Trauma: Why talk about it?
Here are my reasons for talking about the trauma caused by sexual abuse and assault.
A desire to let others know that they are not alone. Others have experienced this. One in six men has experienced sexual abuse or sexual assault.
A desire to help others find their voice as I am finding mine. Finding the courage to open up and be vulnerable is difficult for me. Who will listen and believe my story? Will they try and fix me or tell me to get over it?
A desire to help myself and others experience freedom from shame. What remains hidden holds power over us. Shame can cause us not to trust ourselves or others. It can subtly sabotage relationships.
A desire to encourage hope for a better future. My story, and yours, is still being written. It is okay to hope. To dream of a better tomorrow.
Trauma and Me. Trigger warning.
If you would like to read something else about me instead, click here.
When I was fifteen years old, I experienced a traumatic event that would dramatically impact my life.
As a young boy, I couldn’t find the words to describe the unthinkable. I couldn’t believe what had happened to me. Embarrassed and ashamed, I didn’t want to tell my family.
So I decided that it didn’t happen to me. It happened to someone else.
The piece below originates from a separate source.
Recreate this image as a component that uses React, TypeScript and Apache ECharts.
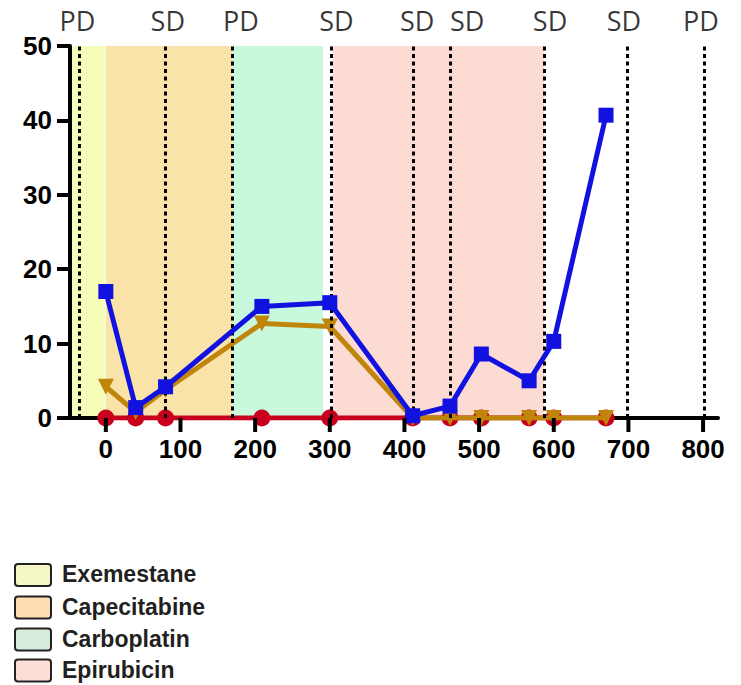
import React, { useEffect, useRef } from "react";
import * as echarts from "echarts";

const days = [0, 40, 80, 209, 300, 411, 461, 503, 567, 600, 670];
const blueValues = [17, 1.4, 4.2, 15, 15.5, 0.3, 1.6, 8.6, 5, 10.3, 40.7];
const goldValues = [4.2, 0.8, 3.8, 12.7, 12.3, 0, 0, 0, 0, 0, 0];
const redValues = [0, 0, 0, 0, 0, 0, 0, 0, 0, 0, 0];

const eventDays = [-35, 80, 170, 302, 412, 462, 587, 699, 801];
const eventNames = ["PD", "SD", "PD", "SD", "SD", "SD", "SD", "SD", "PD"];
const eventLabelDays = [-38, 83, 181, 309, 417, 484, 595, 694, 797];

const treatments = ["Exemestane", "Capecitabine", "Carboplatin", "Epirubicin"];
const treatmentStart = [-48, 0, 170, 304];
const treatmentEnd = [-0.8, 170, 291, 587];
const bandColors = ["#F6FDB9", "#F9E3A8", "#C8F9DC", "#FBDBD2"];
const legendColors = ["#F5F7C6", "#FEDDB4", "#D6EBDC", "#FDDDD8"];

const xTicks = [0, 100, 200, 300, 400, 500, 600, 700, 800];

export default function App() {
  const ref = useRef<HTMLDivElement>(null);
  useEffect(() => {
    if (!ref.current) return;
    const chart = echarts.init(ref.current, undefined, { renderer: "svg" });
    const pts = (vals: number[]) => days.map((d, i) => [d, vals[i]]);
    const legendRowY = [574, 606.5, 638.5, 669.5];
    const graphic: any[] = [];
    treatments.forEach((t, i) => {
      graphic.push({
        type: "rect",
        left: 14,
        top: legendRowY[i] - 11,
        shape: { width: 36, height: 22, r: 3 },
        style: { fill: legendColors[i], stroke: "#222", lineWidth: 2 },
      });
      graphic.push({
        type: "text",
        x: 62,
        y: legendRowY[i],
        style: {
          text: t,
          fill: "#231F20",
          font: "bold 23px 'Liberation Sans', Arial, sans-serif",
          verticalAlign: "middle",
          align: "left",
        },
      });
    });
    const labelFont = {
      color: "#000",
      fontSize: 26,
      fontWeight: "bold" as const,
      fontFamily: "'Liberation Sans', Arial, sans-serif",
    };
    chart.setOption({
      animation: false,
      grid: { left: 70, top: 46, width: 648, height: 372, containLabel: false },
      xAxis: {
        type: "value",
        min: -48,
        max: 820,
        z: 2,
        axisLine: { show: true, onZero: false, lineStyle: { color: "#000", width: 4 } },
        axisTick: { show: false },
        axisLabel: { customValues: xTicks, margin: 18, ...labelFont },
        splitLine: { show: false },
      },
      yAxis: {
        type: "value",
        min: 0,
        max: 50,
        interval: 10,
        z: 2,
        axisLine: { show: true, onZero: false, lineStyle: { color: "#000", width: 4 } },
        axisTick: { show: true, length: 13, lineStyle: { color: "#000", width: 4 } },
        axisLabel: { margin: 18, ...labelFont },
        splitLine: { show: false },
      },
      graphic,
      series: [
        {
          type: "line",
          data: pts(redValues),
          symbol: "none",
          lineStyle: { opacity: 0 },
          silent: true,
          z: 1,
          markArea: {
            silent: true,
            data: treatments.map((t, i) => [
              { xAxis: treatmentStart[i], yAxis: 0, itemStyle: { color: bandColors[i] } },
              { xAxis: treatmentEnd[i], yAxis: 50 },
            ]),
          },
        },
        {
          type: "line",
          data: pts(redValues),
          symbol: "none",
          lineStyle: { opacity: 0 },
          silent: true,
          z: 1,
          markLine: {
            silent: true,
            symbol: "none",
            label: { show: false },
            lineStyle: { color: "#000", width: 3, type: [4, 3.5] },
            data: eventDays.map((d) => ({ xAxis: d })),
          },
        },
        {
          type: "scatter",
          data: eventLabelDays.map((d, i) => ({ value: [d, 50], name: eventNames[i] })),
          symbolSize: 0,
          clip: false,
          silent: true,
          z: 3,
          label: {
            show: true,
            position: "top",
            distance: 12,
            formatter: (p: any) => p.name,
            color: "#000",
            fontSize: 27,
            fontFamily: "'Open Sans', sans-serif",
          },
        },
        {
          type: "line",
          data: pts(redValues),
          symbol: "circle",
          symbolSize: 17,
          itemStyle: { color: "#C8001E" },
          lineStyle: { color: "#C8001E", width: 5 },
          z: 3,
        },
        {
          type: "line",
          data: pts(goldValues),
          symbol: "triangle",
          symbolRotate: 180,
          symbolSize: 16,
          itemStyle: { color: "#C0860B" },
          lineStyle: { color: "#C0860B", width: 5 },
          z: 4,
        },
        {
          type: "line",
          data: pts(blueValues),
          symbol: "rect",
          symbolSize: 15,
          itemStyle: { color: "#1212E0" },
          lineStyle: { color: "#1212E0", width: 5 },
          z: 5,
        },
      ],
    });
    const y0 = chart.convertToPixel({ yAxisIndex: 0 }, 0) as number;
    const tickGraphics = xTicks.map((v) => {
      const px = chart.convertToPixel({ xAxisIndex: 0 }, v) as number;
      return {
        type: "rect",
        x: px - 2,
        y: y0,
        shape: { width: 4, height: 14 },
        style: { fill: "#000" },
        z: 10,
      };
    });
    chart.setOption({ graphic: [...graphic, ...tickGraphics] });
    return () => chart.dispose();
  }, []);
  return (
    <div
      ref={ref}
      style={{ position: "absolute", left: 0, top: 0, width: 741, height: 685, background: "#fff" }}
    />
  );
}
It happened to Glen. Glen is my middle name. The name my parents called me. The name that everyone knew me by. It is the name that family and childhood friends still use.
Glen was a victim. A shy introvert who lacked the language to speak up for himself. Glen was the target of practical jokes and bullies. Glen avoided conflict and didn’t fight back. He was a boy who retreated to a fantasy world where superheroes would come to his rescue.
Glen went to the doctor. His physical injuries healed. But three days of his life were now missing.
Glen had emotional wounds that were never addressed.
Glen didn’t know about sexual abuse, assault, and trauma. Glen had never even heard these words. Glen was still a child.
After the event I chose to go by the name Darrell. Darrell is my first name.
Darrell was an adult in a young boy’s body. Growing up too quickly in a world that now held harsh realities.
Darrell was not a victim. Darrell was funny, quick-witted, well-spoken, and extroverted. He was the life of the party.
Darrell would not allow anyone to make fun of him. So he beat them to the punch and developed a self-deprecating sense of humor.
Darrell made jokes about the three missing days. He wore the absence of memory as a badge of honor. It gave him an aura of mystery.
Darrell became a self-made athlete by sheer force of will. He trained hard and transformed his body.
By the time Darrell left High School, Glen, like the three missing days, was a fading memory.
Until the day the missing memories reappeared and could no longer be ignored.